-- begin --

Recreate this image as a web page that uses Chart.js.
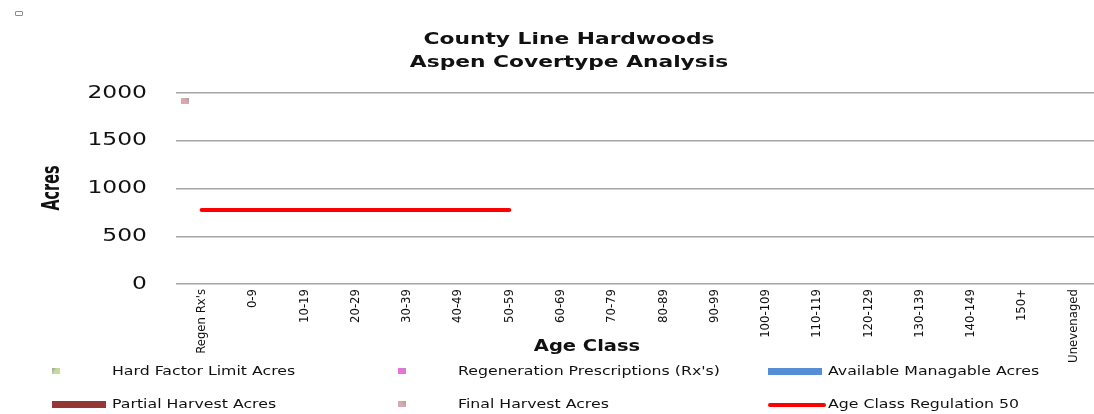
<!DOCTYPE html>
<html>
<head>
<meta charset="utf-8">
<title>County Line Hardwoods - Aspen Covertype Analysis</title>
<script src="https://cdn.jsdelivr.net/npm/chart.js@4.4.1/dist/chart.umd.min.js"></script>
<style>
  html, body { margin: 0; padding: 0; background: #fff; overflow: hidden; }
  #wrap { position: relative; width: 1104px; height: 414px; }
  #corner { position: absolute; left: 15px; top: 11px; width: 6px; height: 3px; border: 1px solid #8c8c8c; border-radius: 1px; }
</style>
</head>
<body>
<div id="wrap">
  <canvas id="chart" width="1104" height="414"></canvas>
  <div id="corner"></div>
</div>
<script>
// data
const categories = ["Regen Rx's", '0-9', '10-19', '20-29', '30-39', '40-49', '50-59', '60-69', '70-79',
  '80-89', '90-99', '100-109', '110-119', '120-129', '130-139', '140-149', '150+', 'Unevenaged'];
const hardFactorAcres   = [null, null, null, null, null, null, null, null, null, null, null, null, null, null, null, null, null, null];
const regenRxAcres      = [null, null, null, null, null, null, null, null, null, null, null, null, null, null, null, null, null, null];
const availableAcres    = [null, null, null, null, null, null, null, null, null, null, null, null, null, null, null, null, null, null];
const partialHarvest    = [null, null, null, null, null, null, null, null, null, null, null, null, null, null, null, null, null, null];
const finalHarvest      = [1920, null, null, null, null, null, null, null, null, null, null, null, null, null, null, null, null, null];
const ageClassReg50     = [775, 775, 775, 775, 775, 775, 775, null, null, null, null, null, null, null, null, null, null, null];
const yTicks = [0, 500, 1000, 1500, 2000];

// style bits
const markerOffset = -0.33;   // cluster offset of the marker series inside a category
const textColor = '#111';

function swatch(base, grey, dir){
  const c = document.createElement('canvas');
  c.width = 8; c.height = 6;
  const g = c.getContext('2d');
  const gr = dir === 'tl' ? g.createLinearGradient(0, 0, 8, 6) : g.createLinearGradient(8, 0, 0, 6);
  gr.addColorStop(0, grey);
  gr.addColorStop(0.45, base);
  gr.addColorStop(1, base);
  g.fillStyle = gr;
  g.fillRect(0, 0, 8, 6);
  return c;
}
const hardSwatch  = swatch('#c3dc9c', '#9a9a9a', 'tl');
const regenSwatch = swatch('#ea72dc', '#a0a0a0', 'tr');
const finalSwatch = swatch('#d8aab0', '#a0a0a0', 'tr');

function toPoints(arr){
  return arr.map((v, i) => v === null ? null : { x: i + markerOffset, y: v }).filter(p => p);
}

// reference text is wider than any installed font, so stretch it sideways
function stretched(ctx, text, x, y, font, align, sx){
  ctx.save();
  ctx.font = font;
  ctx.fillStyle = textColor;
  ctx.textBaseline = 'middle';
  ctx.textAlign = align;
  ctx.translate(x, y);
  ctx.scale(sx, 1);
  ctx.fillText(text, 0, 0);
  ctx.restore();
}

// titles, y tick labels and legend drawn by hand so they sit where the reference has them
const textLayer = {
  id: 'textLayer',
  afterDraw(chart){
    const ctx = chart.ctx;
    const y = chart.scales.y;

    stretched(ctx, 'County Line Hardwoods', 569, 40, 'bold 16px "DejaVu Sans"', 'center', 1.36);
    stretched(ctx, 'Aspen Covertype Analysis', 569, 63, 'bold 16px "DejaVu Sans"', 'center', 1.36);

    yTicks.forEach(v => stretched(ctx, String(v), 147, y.getPixelForValue(v), '18px "DejaVu Sans"', 'right', 1.3));

    stretched(ctx, 'Age Class', 587, 347, 'bold 15px "DejaVu Sans"', 'center', 1.3);

    ctx.save();
    ctx.translate(53, 188);
    ctx.scale(1.5, 1);
    ctx.rotate(-Math.PI / 2);
    ctx.font = 'bold 16px "DejaVu Sans Condensed", "DejaVu Sans", sans-serif';
    ctx.fillStyle = textColor;
    ctx.textAlign = 'center';
    ctx.textBaseline = 'middle';
    ctx.fillText('Acres', 0, 0);
    ctx.restore();

    // legend, 3 columns x 2 rows
    const cols = [52, 398, 768];
    const rows = [372, 405];
    chart.data.datasets.forEach((ds, i) => {
      const x = cols[i % 3], cy = rows[Math.floor(i / 3)];
      ctx.save();
      if (ds.legendKind === 'swatch') {
        ctx.drawImage(ds.pointStyle, x, cy - 4);
      } else if (ds.legendKind === 'bar') {
        ctx.fillStyle = ds.backgroundColor;
        ctx.fillRect(x, cy - 4, 54, 7);
      } else {
        ctx.strokeStyle = ds.borderColor;
        ctx.lineWidth = 4;
        ctx.lineCap = 'round';
        ctx.beginPath();
        ctx.moveTo(x + 2, cy);
        ctx.lineTo(x + 56, cy);
        ctx.stroke();
      }
      ctx.restore();
      stretched(ctx, ds.label, x + 60, cy, '11.5px "DejaVu Sans"', 'left', 1.37);
    });
  }
};

const chart = new Chart(document.getElementById('chart'), {
  type: 'bar',
  data: {
    labels: categories,
    datasets: [
      { type: 'line', label: 'Hard Factor Limit Acres', xAxisID: 'xPt', data: toPoints(hardFactorAcres),
        showLine: false, pointStyle: hardSwatch, legendKind: 'swatch' },
      { type: 'line', label: "Regeneration Prescriptions (Rx's)", xAxisID: 'xPt', data: toPoints(regenRxAcres),
        showLine: false, pointStyle: regenSwatch, legendKind: 'swatch' },
      { label: 'Available Managable Acres', data: availableAcres, backgroundColor: '#558ed5', legendKind: 'bar' },
      { label: 'Partial Harvest Acres', data: partialHarvest, backgroundColor: '#953735', legendKind: 'bar' },
      { type: 'line', label: 'Final Harvest Acres', xAxisID: 'xPt', data: toPoints(finalHarvest),
        showLine: false, pointStyle: finalSwatch, legendKind: 'swatch' },
      { type: 'line', label: 'Age Class Regulation 50', data: ageClassReg50, borderColor: '#ff0000',
        borderWidth: 4, borderCapStyle: 'round', pointRadius: 0, spanGaps: false, legendKind: 'line' }
    ]
  },
  options: {
    responsive: false,
    animation: false,
    layout: { padding: { top: 93, right: 1, left: 0, bottom: 0 } },
    plugins: { legend: { display: false }, title: { display: false }, tooltip: { enabled: false } },
    scales: {
      x: {
        offset: true,
        grid: { display: false, drawTicks: false },
        border: { display: false },
        ticks: {
          autoSkip: false, minRotation: 90, maxRotation: 90, padding: 5, color: textColor,
          font: { family: '"Liberation Sans Narrow", "DejaVu Sans Condensed", sans-serif', size: 13 }
        },
        afterFit(scale){ scale.height = 130; }
      },
      xPt: {
        type: 'linear', display: false, offset: false,
        grid: { offset: false },
        min: -0.5, max: categories.length - 0.5
      },
      y: {
        min: 0, max: 2000,
        afterBuildTicks(scale){ scale.ticks = yTicks.map(v => ({ value: v })); },
        grid: { color: '#a6a6a6', lineWidth: 1.5, drawTicks: false },
        border: { display: false },
        ticks: { display: false },
        afterFit(scale){ scale.width = 176; }
      }
    }
  },
  plugins: [textLayer]
});
</script>
</body>
</html>
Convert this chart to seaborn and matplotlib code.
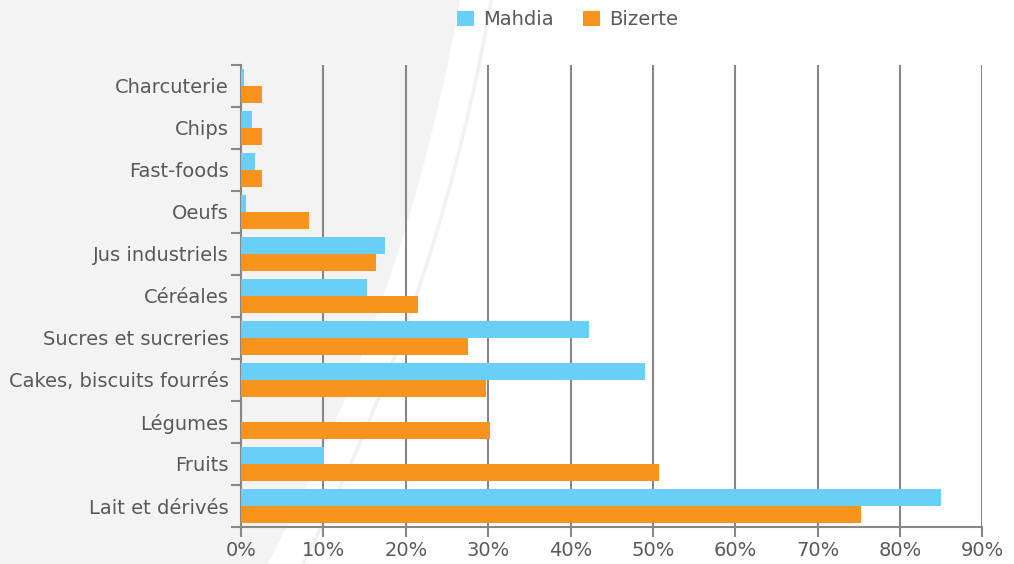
import numpy as np
import pandas as pd
import seaborn as sns
import matplotlib.pyplot as plt
from matplotlib.patches import Circle, Patch

aliments = ['Charcuterie', 'Chips', 'Fast-foods', 'Oeufs', 'Jus industriels', 'Céréales',
            'Sucres et sucreries', 'Cakes, biscuits fourrés', 'Légumes', 'Fruits', 'Lait et dérivés']
mahdia = [0.4, 1.3, 1.7, 0.6, 17.5, 15.3, 42.2, 49.0, 0.0, 10.1, 85.0]
bizerte = [2.5, 2.5, 2.5, 8.2, 16.4, 21.5, 27.5, 29.7, 30.2, 50.7, 75.2]
villes = ['Mahdia', 'Bizerte']
couleurs = ['#6ACFF6', '#F7941D']
xticks = [0, 10, 20, 30, 40, 50, 60, 70, 80, 90]

df = pd.DataFrame({
    'aliment': aliments * 2,
    'valeur': mahdia + bizerte,
    'ville': ['Mahdia'] * len(aliments) + ['Bizerte'] * len(aliments),
})

sns.set_style('white')
plt.rcParams['font.family'] = ['DejaVu Sans']
txt = '#595959'
grey = '#878787'
fs = 14

fig = plt.figure(figsize=(10.14, 5.64), dpi=100, facecolor='white')
# decorative background arcs
fig.patches.append(Circle((-14.45, 8.98), 19.34, transform=fig.dpi_scale_trans,
                          facecolor='#f3f3f3', edgecolor='none', zorder=-10))
fig.patches.append(Circle((-14.45, 8.98), 19.65, transform=fig.dpi_scale_trans,
                          facecolor='none', edgecolor='#f1f1f1', lw=2.5, zorder=-9))

ax = fig.add_axes([0.2377, 0.0656, 0.7312, 0.8192])
ax.patch.set_alpha(0)
sns.barplot(data=df, x='valeur', y='aliment', hue='ville', orient='h',
            palette=couleurs, saturation=1, width=0.8, linewidth=0, ax=ax,
            legend=False, zorder=3)

ax.set_xlim(0, 90)
ax.set_ylim(10.5, -0.5)
ax.set_xticks(xticks)
ax.set_xticklabels([f'{v}%' for v in xticks], color=txt, fontsize=fs)
ax.set_yticks(range(len(aliments)))
ax.set_yticklabels(aliments, color=txt, fontsize=fs)
ax.set_yticks(np.arange(-0.5, len(aliments), 1), minor=True)
ax.tick_params(axis='y', which='major', length=0, pad=9)
ax.tick_params(axis='y', which='minor', length=7, width=1.5, color=grey, left=True)
ax.tick_params(axis='x', length=7, width=1.5, color=grey, bottom=True, pad=3)
ax.set_xlabel('')
ax.set_ylabel('')
ax.grid(axis='x', color=grey, lw=1.5, zorder=0)
ax.set_axisbelow(True)
for s in ['top', 'right']:
    ax.spines[s].set_visible(False)
for s in ['left', 'bottom']:
    ax.spines[s].set_color(grey)
    ax.spines[s].set_linewidth(1.5)

handles = [Patch(facecolor=c, edgecolor='none', label=v) for c, v in zip(couleurs, villes)]
leg = fig.legend(handles=handles, loc='center', bbox_to_anchor=(0.56, 0.965), ncol=2,
                 frameon=False, fontsize=fs, handlelength=0.85, handleheight=0.85,
                 columnspacing=1.5, handletextpad=0.5)
for t in leg.get_texts():
    t.set_color(txt)

fig.savefig('out.png', dpi=100)
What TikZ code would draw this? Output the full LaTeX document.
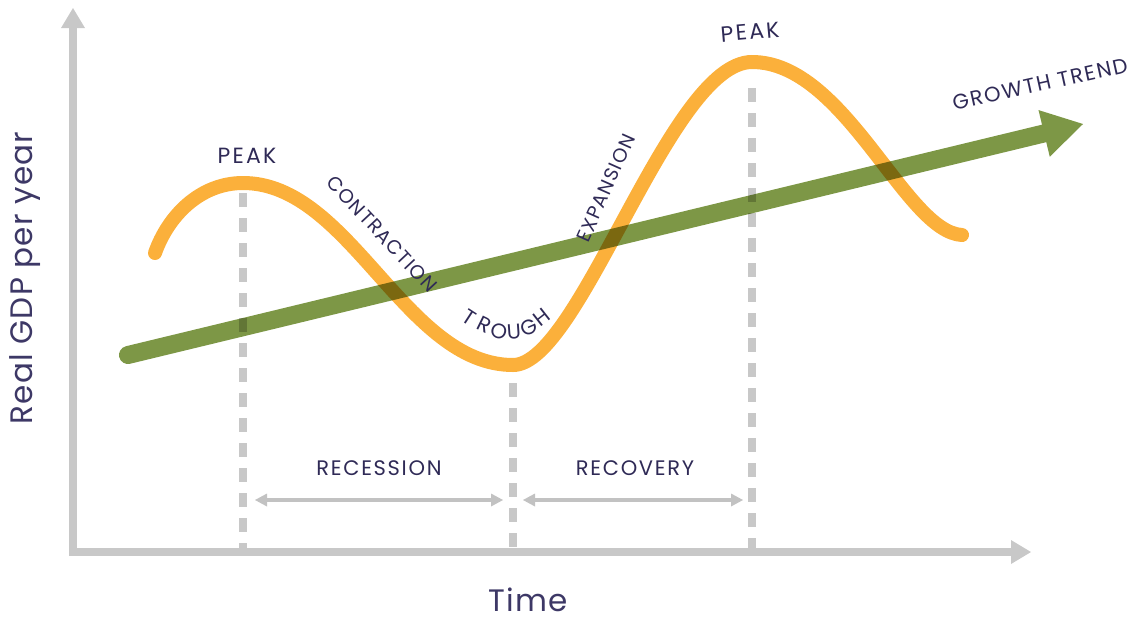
\documentclass[tikz,border=0pt]{standalone}
\usepackage{fontspec}
\setmainfont{Poppins}
\usetikzlibrary{arrows.meta}
\definecolor{axisgray}{HTML}{C8C8C8}
\definecolor{spangray}{HTML}{C2C2C2}
\definecolor{waveorange}{HTML}{FBB03B}
\definecolor{trendgreen}{HTML}{7D9746}
\definecolor{labelink}{HTML}{2F2A56}
\definecolor{axisink}{HTML}{3D3866}
\newcommand{\phasefont}{\fontsize{21}{21}\selectfont\addfontfeature{LetterSpace=8}}
\newcommand{\peakfont}{\fontsize{22}{22}\selectfont\addfontfeature{LetterSpace=10}}
\newcommand{\slopefont}{\fontsize{19.5}{19.5}\selectfont\addfontfeature{LetterSpace=6}}
\newcommand{\axisfont}{\fontsize{31}{31}\selectfont\addfontfeature{LetterSpace=4}}

\begin{document}
\begin{tikzpicture}[x=1pt,y=-1pt]
    \tikzstyle{axis}=[line width=8pt,axisgray,line join=miter,{Triangle[length=20pt,width=24pt,line width=0pt]}-{Triangle[length=20pt,width=24pt,line width=0pt]}]
    \tikzstyle{guide}=[line width=8pt,axisgray,dash pattern=on 14pt off 11pt]
    \tikzstyle{span}=[line width=4pt,spangray,{Triangle[length=12pt,width=13pt,line width=0pt]}-{Triangle[length=12pt,width=13pt,line width=0pt]}]
    \tikzstyle{wave}=[line width=14pt,waveorange,line cap=round]
    \tikzstyle{trend}=[line width=18pt,trendgreen,line cap=round,-{Triangle[length=40pt,width=48pt,line width=0pt]}]
    \tikzstyle{phase}=[labelink,font=\phasefont,inner sep=0pt]
    \useasboundingbox (0,0) rectangle (1135,619);

    % axes
    \coordinate (ytip) at (73,8);
    \coordinate (xtip) at (1031,552);
    \draw[axis] (ytip) |- (xtip);
    \node (ylabel) at (25,278) [rotate=90,axisink,font=\axisfont,inner sep=0pt] {Real GDP per year};
    \node (xlabel) at (528,600) [axisink,font=\axisfont,inner sep=0pt] {Time};

    % turning points of the cycle
    \coordinate (start)  at (155,253);
    \coordinate (peakA)  at (243,183);
    \coordinate (trough) at (513,365);
    \coordinate (peakB)  at (752,62);
    \coordinate (finish) at (962,235);

    \draw[guide] ([yshift=-10pt]peakA) -- (peakA |- xtip);
    \draw[guide] ([yshift=-18pt]trough) -- (trough |- xtip);
    \draw[guide] ([yshift=-26pt]peakB) -- (peakB |- xtip);

    % recession and recovery spans
    \node (recession) at (379,468) [phase] {RECESSION};
    \node (recovery)  at (635,468) [phase] {RECOVERY};
    \coordinate (recL)   at (255,500);
    \coordinate (recR)   at (503,500);
    \coordinate (recovL) at (523,500);
    \coordinate (recovR) at (743,500);
    \draw[span] (recL) -- (recR);
    \draw[span] (recovL) -- (recovR);

    % business cycle
    \draw[wave] (start) .. controls (168,216) and (200,183) .. (peakA)
        .. controls (350,183) and (405,365) .. (trough)
        .. controls (580,365) and (670,62) .. (peakB)
        .. controls (845,62) and (905,232) .. (finish);

    % growth trend, multiplied over the cycle as one group
    \coordinate (trendStart) at (128,355);
    \coordinate (trendTip)   at (1083,124);
    \begin{scope}[blend mode=multiply]
    \begin{scope}[transparency group]
        \draw[trend] (trendStart) -- (trendTip);
    \end{scope}
    \end{scope}

    % phase labels
    \node (peakAlabel) at (247,156) [phase,font=\peakfont] {PEAK};
    \node (peakBlabel) at (750,32)  [phase,font=\peakfont,rotate=5] {PEAK};
    \node (contraction) at (382,234) [phase,font=\slopefont,rotate=-47] {CONTRACTION};
    \node (expansion)   at (606,188) [phase,font=\slopefont,rotate=66] {EXPANSION};
    \node (growth)      at (1040,84) [phase,rotate=12.5] {GROWTH TREND};
    \foreach \ch/\x/\y/\r in {T/469/317/-33, R/484/325/-26, O/499/331/-14, U/514/332/4, G/529/327/24, H/542/317/38}
        \node (trough\ch) at (\x,\y) [phase,rotate=\r] {\ch};
\end{tikzpicture}
\end{document}
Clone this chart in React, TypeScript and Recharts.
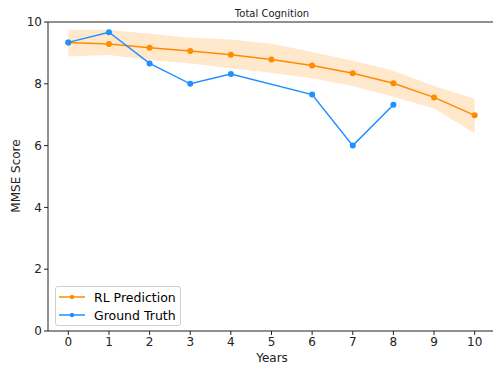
import React from 'react';
import { ComposedChart, Line, Area, XAxis, YAxis, ReferenceLine } from 'recharts';

const years = [0, 1, 2, 3, 4, 5, 6, 7, 8, 9, 10];
const rlPrediction = [9.34, 9.29, 9.17, 9.06, 8.94, 8.79, 8.59, 8.34, 8.02, 7.56, 6.98];
const bandLow = [8.88, 8.93, 8.77, 8.66, 8.5, 8.36, 8.18, 7.93, 7.58, 7.2, 6.4];
const bandHigh = [9.75, 9.74, 9.62, 9.49, 9.43, 9.3, 9.03, 8.75, 8.42, 7.93, 7.52];
const groundTruth: (number | null)[] = [9.34, 9.67, 8.66, 8.0, 8.32, null, 7.65, 6.0, 7.32, null, null];
const xTicks = [0, 1, 2, 3, 4, 5, 6, 7, 8, 9, 10];
const yTicks = [0, 2, 4, 6, 8, 10];
const seriesNames = ['RL Prediction', 'Ground Truth'];

const data = years.map((y, i) => ({
  year: y,
  rl: rlPrediction[i],
  band: [bandLow[i], bandHigh[i]],
  gt: groundTruth[i],
}));

const FONT = "'DejaVu Sans', sans-serif";
const ORANGE = '#ff8c00';
const BLUE = '#1e90ff';

const LegendBox = () => (
  <div
    style={{
      position: 'absolute',
      left: 55,
      top: 286,
      width: 126,
      height: 40,
      border: '1px solid #d0d0d0',
      borderRadius: 3,
      background: 'rgba(255,255,255,0.8)',
      fontFamily: FONT,
      fontSize: 12.5,
      color: '#000',
      boxSizing: 'border-box',
      paddingTop: 1,
    }}
  >
    {[
      { name: seriesNames[0], color: ORANGE },
      { name: seriesNames[1], color: BLUE },
    ].map((e) => (
      <div key={e.name} style={{ display: 'flex', alignItems: 'center', height: 18 }}>
        <svg width={38} height={18} style={{ flex: 'none' }}>
          <line x1={3} x2={29} y1={9} y2={9} stroke={e.color} strokeWidth={1.5} />
          <circle cx={16} cy={9} r={2.2} fill={e.color} />
        </svg>
        <span style={{ whiteSpace: 'nowrap' }}>{e.name}</span>
      </div>
    ))}
  </div>
);

export default function App() {
  return (
    <div style={{ position: 'absolute', left: 0, top: 0, width: 493, height: 370, overflow: 'hidden', background: '#fff' }}>
      <ComposedChart
        width={500}
        height={370}
        data={data}
        margin={{ top: 22, right: 5, bottom: 0, left: 0 }}
      >
        <XAxis
          dataKey="year"
          type="number"
          domain={[-0.5, 10.5]}
          ticks={xTicks}
          allowDataOverflow
          height={39}
          tickSize={4}
          tickMargin={2}
          stroke="#222"
          tick={{ fill: '#222', fontSize: 12, fontFamily: FONT }}
          label={{
            content: () => (
              <text x={272} y={358} textAnchor="middle" dominantBaseline="central" fontFamily={FONT} fontSize={12} fill="#222">
                Years
              </text>
            ),
          }}
        />
        <YAxis
          type="number"
          domain={[0, 10]}
          ticks={yTicks}
          allowDataOverflow
          width={48}
          tickSize={4}
          tickMargin={2}
          stroke="#222"
          tick={{ fill: '#222', fontSize: 12, fontFamily: FONT }}
          label={{
            content: () => (
              <text
                x={16}
                y={176}
                transform="rotate(-90 16 176)"
                textAnchor="middle"
                dominantBaseline="central"
                fontFamily={FONT}
                fontSize={12}
                fill="#222"
              >
                MMSE Score
              </text>
            ),
          }}
        />
        <ReferenceLine
          y={10}
          stroke="#222"
          ifOverflow="visible"
          label={{
            content: () => (
              <text x={272} y={13} textAnchor="middle" dominantBaseline="central" fontFamily={FONT} fontSize={10} fill="#222">
                Total Cognition
              </text>
            ),
          }}
        />
        <ReferenceLine x={10.5} stroke="#222" ifOverflow="visible" />
        <Area
          dataKey="band"
          stroke="none"
          fill={ORANGE}
          fillOpacity={0.2}
          isAnimationActive={false}
          legendType="none"
        />
        <Line
          dataKey="rl"
          name={seriesNames[0]}
          stroke={ORANGE}
          strokeWidth={1.5}
          dot={{ r: 3, fill: ORANGE, stroke: 'none' }}
          activeDot={false}
          isAnimationActive={false}
        />
        <Line
          dataKey="gt"
          name={seriesNames[1]}
          stroke={BLUE}
          strokeWidth={1.5}
          connectNulls
          dot={{ r: 3, fill: BLUE, stroke: 'none' }}
          activeDot={false}
          isAnimationActive={false}
        />
      </ComposedChart>
      <LegendBox />
    </div>
  );
}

-- end --

TASK STATEMENT =
Make an exact copy of only the lines from the one with "Convert this chart" through the one with "legend=False, zorder=3)". Pictures don't belong in it.

RESULT OF THE TASK =
Convert this chart to seaborn and matplotlib code.
import numpy as np
import pandas as pd
import seaborn as sns
import matplotlib.pyplot as plt
from matplotlib.patches import Circle, Patch

aliments = ['Charcuterie', 'Chips', 'Fast-foods', 'Oeufs', 'Jus industriels', 'Céréales',
            'Sucres et sucreries', 'Cakes, biscuits fourrés', 'Légumes', 'Fruits', 'Lait et dérivés']
mahdia = [0.4, 1.3, 1.7, 0.6, 17.5, 15.3, 42.2, 49.0, 0.0, 10.1, 85.0]
bizerte = [2.5, 2.5, 2.5, 8.2, 16.4, 21.5, 27.5, 29.7, 30.2, 50.7, 75.2]
villes = ['Mahdia', 'Bizerte']
couleurs = ['#6ACFF6', '#F7941D']
xticks = [0, 10, 20, 30, 40, 50, 60, 70, 80, 90]

df = pd.DataFrame({
    'aliment': aliments * 2,
    'valeur': mahdia + bizerte,
    'ville': ['Mahdia'] * len(aliments) + ['Bizerte'] * len(aliments),
})

sns.set_style('white')
plt.rcParams['font.family'] = ['DejaVu Sans']
txt = '#595959'
grey = '#878787'
fs = 14

fig = plt.figure(figsize=(10.14, 5.64), dpi=100, facecolor='white')
# decorative background arcs
fig.patches.append(Circle((-14.45, 8.98), 19.34, transform=fig.dpi_scale_trans,
                          facecolor='#f3f3f3', edgecolor='none', zorder=-10))
fig.patches.append(Circle((-14.45, 8.98), 19.65, transform=fig.dpi_scale_trans,
                          facecolor='none', edgecolor='#f1f1f1', lw=2.5, zorder=-9))

ax = fig.add_axes([0.2377, 0.0656, 0.7312, 0.8192])
ax.patch.set_alpha(0)
sns.barplot(data=df, x='valeur', y='aliment', hue='ville', orient='h',
            palette=couleurs, saturation=1, width=0.8, linewidth=0, ax=ax,
            legend=False, zorder=3)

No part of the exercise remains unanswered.